The rushed process also meant that important artifacts and grave offerings could have been missed. Microsoft flew a drone over the workers as they dug, urging them to move faster. “There will be no hiding place!” a Microsoft project manager wrote in an email as the crew cut down trees.

What was left of the bodies, as well as items like eyeglasses and a comb, were packed in plastic crates and stored in an office.

Eventually, the 37 bodies were moved to just four cemetery plots one town to the north.

ProPublica notes that similar incidents in the county with white cemeteries involved far greater efforts to find relatives so that the graves could be carefully moved to sites chosen by the descendants.

The Moseleys, who did not know of the destruction of the cemetery until they were contacted by ProPublica, did not know where they were moved to. They would have asked that they moved them to the Jerusalem Temple United Holy Church Cemetery, where the Moseleys have buried their relatives since the 1960s.

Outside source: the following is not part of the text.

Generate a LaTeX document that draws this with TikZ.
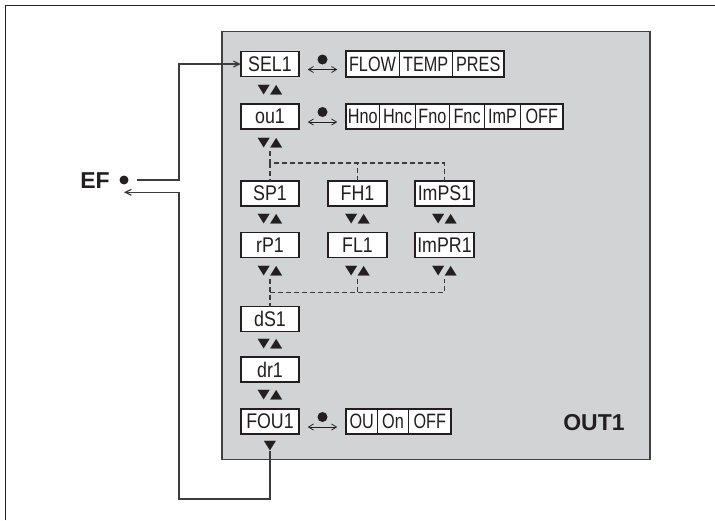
\documentclass[tikz,border=0pt]{standalone}
\usepackage{fontspec}
\usepackage{graphicx}
\setmainfont{Liberation Sans}
\newfontfamily\narrowfont[FakeStretch=0.78]{Liberation Sans}
\newfontfamily\boxfont[FakeStretch=0.84]{Liberation Sans}
\newfontfamily\symbolfont{DejaVu Sans}
\usetikzlibrary{arrows.meta,positioning,fit,calc}
\definecolor{panelgrey}{RGB}{209,211,212}
\definecolor{inkblack}{RGB}{35,31,32}
\definecolor{wiregrey}{RGB}{60,60,60}
\newcommand{\keys}[1]{\scalebox{1}[0.8]{#1}}

\begin{document}
\begin{tikzpicture}[
    x=1pt, y=-1pt,
    mainbox/.style={rectangle, draw=inkblack, line width=1.8pt, fill=white, outer sep=0pt, inner sep=0pt,
                minimum width=58.5pt, minimum height=25pt, font=\boxfont\fontsize{21.2}{22}\selectfont, text=inkblack},
    cell/.style={rectangle, draw=inkblack, line width=0.9pt, fill=white, outer sep=0pt, inner sep=0pt,
                minimum height=25.5pt, font=\narrowfont\fontsize{20.8}{22}\selectfont, text=inkblack},
    cellframe/.style={rectangle, draw=inkblack, line width=1.6pt, inner sep=0pt},
    updn/.style={inner sep=0pt, font=\symbolfont\fontsize{16}{16}\selectfont, text=inkblack},
    knob/.style={circle, fill=inkblack, minimum size=10pt, inner sep=0pt},
    toggle/.style={{Straight Barb[length=5pt,width=6pt]}-{Straight Barb[length=5pt,width=6pt]},
                line width=0.8pt, draw=inkblack, shorten <=8.5pt, shorten >=8.5pt},
    dline/.style={dash pattern=on 5pt off 3pt, line width=1.2pt, draw=wiregrey},
    loopline/.style={-{Straight Barb[length=6pt,width=6pt]}, line width=1.2pt, draw=wiregrey},
    title/.style={font=\bfseries\fontsize{23}{24}\selectfont, text=inkblack}
]
\useasboundingbox (0,0) rectangle (715,520);
% frame and grey panel
\draw[inkblack, line width=1.6pt] (5.5,520) -- (5.5,5.5) -- (715,5.5);
\filldraw[fill=panelgrey, draw=black!75, line width=1.2pt] (222,31.5) rectangle (650,459.5);

% main column
\node[mainbox] (sel) at (270,64) {SEL1};
\node[mainbox, below=27.5pt of sel] (ou) {ou1};
\node[mainbox, below=52pt of ou] (sp) {SP1};
\node[mainbox, right=29pt of sp] (fh) {FH1};
\node[mainbox, right=28.5pt of fh] (imps) {ImPS1};
\node[mainbox, below=26.5pt of sp] (rp) {rP1};
\node[mainbox, right=29pt of rp] (fl) {FL1};
\node[mainbox, right=28.5pt of fl] (impr) {ImPR1};
\node[mainbox, below=49pt of rp] (ds) {dS1};
\node[mainbox, below=25.5pt of ds] (dr) {dr1};
\node[mainbox, below=27pt of dr] (fou) {FOU1};

% up/down keys
\node[updn] (u1) at ($(sel.south)+(0,14)$) {\keys{▼▲}};
\node[updn] (u2) at ($(ou.south)+(0,14)$) {\keys{▼▲}};
\node[updn] (u3a) at ($(sp.south)+(0,13)$) {\keys{▼▲}};
\node[updn] (u3b) at ($(fh.south)+(0,13)$) {\keys{▼▲}};
\node[updn] (u3c) at ($(imps.south)+(0,13)$) {\keys{▼▲}};
\node[updn] (u4a) at ($(rp.south)+(0,14)$) {\keys{▼▲}};
\node[updn] (u4b) at ($(fl.south)+(0,14)$) {\keys{▼▲}};
\node[updn] (u4c) at ($(impr.south)+(0,14)$) {\keys{▼▲}};
\node[updn] (u5) at ($(ds.south)+(0,12.5)$) {\keys{▼▲}};
\node[updn] (u6) at ($(dr.south)+(0,13)$) {\keys{▼▲}};
\node[updn] (fdown) at ($(fou.south)+(0,12)$) {\keys{▼}};

% option rows
\node[cell, minimum width=53.5pt, right=46.5pt of sel] (flow) {FLOW};
\node[cell, minimum width=53pt, right=0pt of flow] (temp) {TEMP};
\node[cell, minimum width=52pt, right=0pt of temp] (pres) {PRES};
\node[cellframe, fit=(flow)(pres)] (selopt) {};

\node[cell, minimum width=34pt, right=46.5pt of ou] (hno) {Hno};
\node[cell, minimum width=35.4pt, right=0pt of hno] (hnc) {Hnc};
\node[cell, minimum width=34.6pt, right=0pt of hnc] (fno) {Fno};
\node[cell, minimum width=34.7pt, right=0pt of fno] (fnc) {Fnc};
\node[cell, minimum width=36.3pt, right=0pt of fnc] (imp) {ImP};
\node[cell, minimum width=42pt, right=0pt of imp] (ouoff) {OFF};
\node[cellframe, fit=(hno)(ouoff)] (ouopt) {};

\node[cell, minimum width=32pt, right=46.5pt of fou] (fouou) {OU};
\node[cell, minimum width=30.6pt, right=0pt of fouou] (fouon) {On};
\node[cell, minimum width=42.8pt, right=0pt of fouon] (fouoff) {OFF};
\node[cellframe, fit=(fouou)(fouoff)] (fouopt) {};

% set keys with toggle arrows
\node[knob] (k1) at ($(sel.east)!0.5!(flow.west)+(0,-4.5)$) {};
\node[knob] (k2) at ($(ou.east)!0.5!(hno.west)+(0,-4.5)$) {};
\node[knob] (k3) at ($(fou.east)!0.5!(fouou.west)+(0,-4.5)$) {};
\draw[toggle] ([yshift=-5.5pt]sel.east) -- ([yshift=-5.5pt]flow.west);
\draw[toggle] ([yshift=-5.5pt]ou.east) -- ([yshift=-5.5pt]hno.west);
\draw[toggle] ([yshift=-5.5pt]fou.east) -- ([yshift=-5.5pt]fouou.west);

% dashed branches
\coordinate (jt) at ($(sp.north)+(0,-18)$);
\coordinate (jb) at ($(ds.north)+(0,-14)$);
\draw[dline, shorten <=3pt] (u2.south) -- (jt) -| (imps.north);
\draw[dline] (jt) -- (sp.north);
\draw[dline] (fh.north) -- (fh.north |- jt);
\draw[dline, shorten <=2pt] (u4a.south) -- (jb) -- (ds.north);
\draw[dline] (jb) -| ([yshift=-2pt]u4c.south);
\draw[dline, shorten <=2pt] (u4b.south) -- (u4b.south |- jb);

% EF loop
\node[title] (ef) at (95,181) {EF};
\node[knob, minimum size=9pt] (efdot) at (124,180) {};
\coordinate (loopx) at (179,0);
\coordinate (ret) at (124,192.3);
\coordinate (bot) at (270,499);
\draw[loopline] ([xshift=8.5pt]efdot.east) -- (loopx |- efdot) |- (sel.west);
\draw[loopline] (fdown.south) -- (bot) -| (loopx |- ret) -- (ret);

\node[title] (out) at (594,423) {OUT1};
\end{tikzpicture}
\end{document}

When they went in search of the new gravesite with reporter Seth Freed Wessler, they could not find the promised marker that the excavation report said would be placed “indicating how many remains, where they were removed from, date, and known family names.”

A clerk told them: “There are no names. It just says ‘assorted bones.'"

When they found the area, the original Stephen and Fred Moseley gravestones still existed, the only survivors of the move.

“I would not have known where he was buried,” Mike Moseley said, repeatedly, and cried.

In a statement, Microsoft said that "the County followed all applicable federal, state, and local laws.” The company filed to build another campus in Mecklenburg County this October.